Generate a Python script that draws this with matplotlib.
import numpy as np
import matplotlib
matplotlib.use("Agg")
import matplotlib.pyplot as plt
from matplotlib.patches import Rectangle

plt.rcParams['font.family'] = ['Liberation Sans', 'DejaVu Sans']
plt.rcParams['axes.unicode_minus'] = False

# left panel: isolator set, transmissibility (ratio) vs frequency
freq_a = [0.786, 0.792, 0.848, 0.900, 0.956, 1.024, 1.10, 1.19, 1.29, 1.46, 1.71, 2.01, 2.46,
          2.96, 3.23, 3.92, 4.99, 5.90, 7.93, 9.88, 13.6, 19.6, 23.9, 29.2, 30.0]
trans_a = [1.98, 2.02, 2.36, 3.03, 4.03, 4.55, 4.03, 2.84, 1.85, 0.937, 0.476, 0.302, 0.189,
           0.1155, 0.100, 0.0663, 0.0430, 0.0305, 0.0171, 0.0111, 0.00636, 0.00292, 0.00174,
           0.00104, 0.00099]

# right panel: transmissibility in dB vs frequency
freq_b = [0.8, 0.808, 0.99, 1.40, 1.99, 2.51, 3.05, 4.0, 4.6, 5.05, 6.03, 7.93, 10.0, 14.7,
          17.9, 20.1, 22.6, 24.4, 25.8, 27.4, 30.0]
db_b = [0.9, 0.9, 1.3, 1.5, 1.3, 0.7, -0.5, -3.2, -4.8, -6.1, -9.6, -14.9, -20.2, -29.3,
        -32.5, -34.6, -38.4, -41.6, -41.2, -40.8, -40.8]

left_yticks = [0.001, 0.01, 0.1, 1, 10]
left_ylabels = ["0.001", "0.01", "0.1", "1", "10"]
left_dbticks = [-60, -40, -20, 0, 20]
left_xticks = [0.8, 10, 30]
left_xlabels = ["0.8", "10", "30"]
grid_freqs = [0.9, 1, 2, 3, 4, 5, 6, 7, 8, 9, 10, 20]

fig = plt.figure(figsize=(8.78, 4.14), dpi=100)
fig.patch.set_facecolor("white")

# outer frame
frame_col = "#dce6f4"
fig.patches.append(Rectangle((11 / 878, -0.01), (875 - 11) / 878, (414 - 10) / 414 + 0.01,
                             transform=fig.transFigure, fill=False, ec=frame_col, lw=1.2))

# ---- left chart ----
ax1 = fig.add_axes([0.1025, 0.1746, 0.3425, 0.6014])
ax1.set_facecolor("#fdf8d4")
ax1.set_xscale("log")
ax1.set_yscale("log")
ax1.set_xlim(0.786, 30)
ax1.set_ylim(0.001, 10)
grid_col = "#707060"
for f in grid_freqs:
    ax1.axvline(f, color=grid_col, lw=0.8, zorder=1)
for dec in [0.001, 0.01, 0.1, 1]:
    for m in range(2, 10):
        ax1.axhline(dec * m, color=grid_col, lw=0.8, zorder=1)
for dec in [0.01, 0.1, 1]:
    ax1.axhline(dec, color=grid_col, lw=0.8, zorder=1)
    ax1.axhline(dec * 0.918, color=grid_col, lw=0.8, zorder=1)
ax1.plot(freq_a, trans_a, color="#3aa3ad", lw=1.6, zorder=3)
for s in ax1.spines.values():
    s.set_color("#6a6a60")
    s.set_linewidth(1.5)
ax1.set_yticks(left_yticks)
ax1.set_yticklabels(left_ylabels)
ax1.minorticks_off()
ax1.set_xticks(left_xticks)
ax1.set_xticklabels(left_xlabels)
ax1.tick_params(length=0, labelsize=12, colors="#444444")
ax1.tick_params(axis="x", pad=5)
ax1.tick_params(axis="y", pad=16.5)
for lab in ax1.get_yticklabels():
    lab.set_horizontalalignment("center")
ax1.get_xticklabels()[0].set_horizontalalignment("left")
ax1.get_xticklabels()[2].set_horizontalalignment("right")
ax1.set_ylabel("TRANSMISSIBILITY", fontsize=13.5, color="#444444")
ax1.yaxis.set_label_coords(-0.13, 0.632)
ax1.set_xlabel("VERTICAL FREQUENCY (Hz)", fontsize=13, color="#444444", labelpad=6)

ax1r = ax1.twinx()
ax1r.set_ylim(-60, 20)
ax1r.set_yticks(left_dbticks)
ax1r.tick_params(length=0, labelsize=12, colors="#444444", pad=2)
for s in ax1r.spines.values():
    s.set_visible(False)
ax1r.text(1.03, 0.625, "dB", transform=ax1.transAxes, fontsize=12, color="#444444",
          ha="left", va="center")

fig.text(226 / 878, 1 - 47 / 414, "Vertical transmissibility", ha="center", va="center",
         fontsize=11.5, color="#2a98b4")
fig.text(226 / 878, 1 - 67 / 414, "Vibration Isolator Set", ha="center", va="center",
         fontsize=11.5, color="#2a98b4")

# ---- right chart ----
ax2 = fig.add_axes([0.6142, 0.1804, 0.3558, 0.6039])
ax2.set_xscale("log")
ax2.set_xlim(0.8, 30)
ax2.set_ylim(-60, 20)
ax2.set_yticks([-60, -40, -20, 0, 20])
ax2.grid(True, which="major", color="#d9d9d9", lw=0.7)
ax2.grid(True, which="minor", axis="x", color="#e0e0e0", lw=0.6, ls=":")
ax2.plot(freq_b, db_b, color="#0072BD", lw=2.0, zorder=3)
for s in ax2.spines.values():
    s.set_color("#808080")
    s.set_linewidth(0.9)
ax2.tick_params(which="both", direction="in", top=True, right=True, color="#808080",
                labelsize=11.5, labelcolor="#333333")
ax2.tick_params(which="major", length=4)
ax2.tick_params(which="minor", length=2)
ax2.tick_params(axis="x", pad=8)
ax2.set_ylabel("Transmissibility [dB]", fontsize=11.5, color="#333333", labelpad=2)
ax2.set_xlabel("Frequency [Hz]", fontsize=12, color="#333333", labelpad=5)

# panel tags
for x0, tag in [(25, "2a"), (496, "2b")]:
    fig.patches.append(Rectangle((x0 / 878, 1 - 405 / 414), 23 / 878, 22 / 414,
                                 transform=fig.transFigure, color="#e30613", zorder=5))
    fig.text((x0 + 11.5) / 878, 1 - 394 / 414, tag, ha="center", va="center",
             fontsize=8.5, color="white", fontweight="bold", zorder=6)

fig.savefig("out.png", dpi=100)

Written exercise:
Emit, unaltered, the lines from the top of the listing down through the line that holds "transform=fig.transFigure, fill=False, ec=frame_col, lw=1.2))"; emit nothing else.

Written solution:
Generate a Python script that draws this with matplotlib.
import numpy as np
import matplotlib
matplotlib.use("Agg")
import matplotlib.pyplot as plt
from matplotlib.patches import Rectangle

plt.rcParams['font.family'] = ['Liberation Sans', 'DejaVu Sans']
plt.rcParams['axes.unicode_minus'] = False

# left panel: isolator set, transmissibility (ratio) vs frequency
freq_a = [0.786, 0.792, 0.848, 0.900, 0.956, 1.024, 1.10, 1.19, 1.29, 1.46, 1.71, 2.01, 2.46,
          2.96, 3.23, 3.92, 4.99, 5.90, 7.93, 9.88, 13.6, 19.6, 23.9, 29.2, 30.0]
trans_a = [1.98, 2.02, 2.36, 3.03, 4.03, 4.55, 4.03, 2.84, 1.85, 0.937, 0.476, 0.302, 0.189,
           0.1155, 0.100, 0.0663, 0.0430, 0.0305, 0.0171, 0.0111, 0.00636, 0.00292, 0.00174,
           0.00104, 0.00099]

# right panel: transmissibility in dB vs frequency
freq_b = [0.8, 0.808, 0.99, 1.40, 1.99, 2.51, 3.05, 4.0, 4.6, 5.05, 6.03, 7.93, 10.0, 14.7,
          17.9, 20.1, 22.6, 24.4, 25.8, 27.4, 30.0]
db_b = [0.9, 0.9, 1.3, 1.5, 1.3, 0.7, -0.5, -3.2, -4.8, -6.1, -9.6, -14.9, -20.2, -29.3,
        -32.5, -34.6, -38.4, -41.6, -41.2, -40.8, -40.8]

left_yticks = [0.001, 0.01, 0.1, 1, 10]
left_ylabels = ["0.001", "0.01", "0.1", "1", "10"]
left_dbticks = [-60, -40, -20, 0, 20]
left_xticks = [0.8, 10, 30]
left_xlabels = ["0.8", "10", "30"]
grid_freqs = [0.9, 1, 2, 3, 4, 5, 6, 7, 8, 9, 10, 20]

fig = plt.figure(figsize=(8.78, 4.14), dpi=100)
fig.patch.set_facecolor("white")

# outer frame
frame_col = "#dce6f4"
fig.patches.append(Rectangle((11 / 878, -0.01), (875 - 11) / 878, (414 - 10) / 414 + 0.01,
                             transform=fig.transFigure, fill=False, ec=frame_col, lw=1.2))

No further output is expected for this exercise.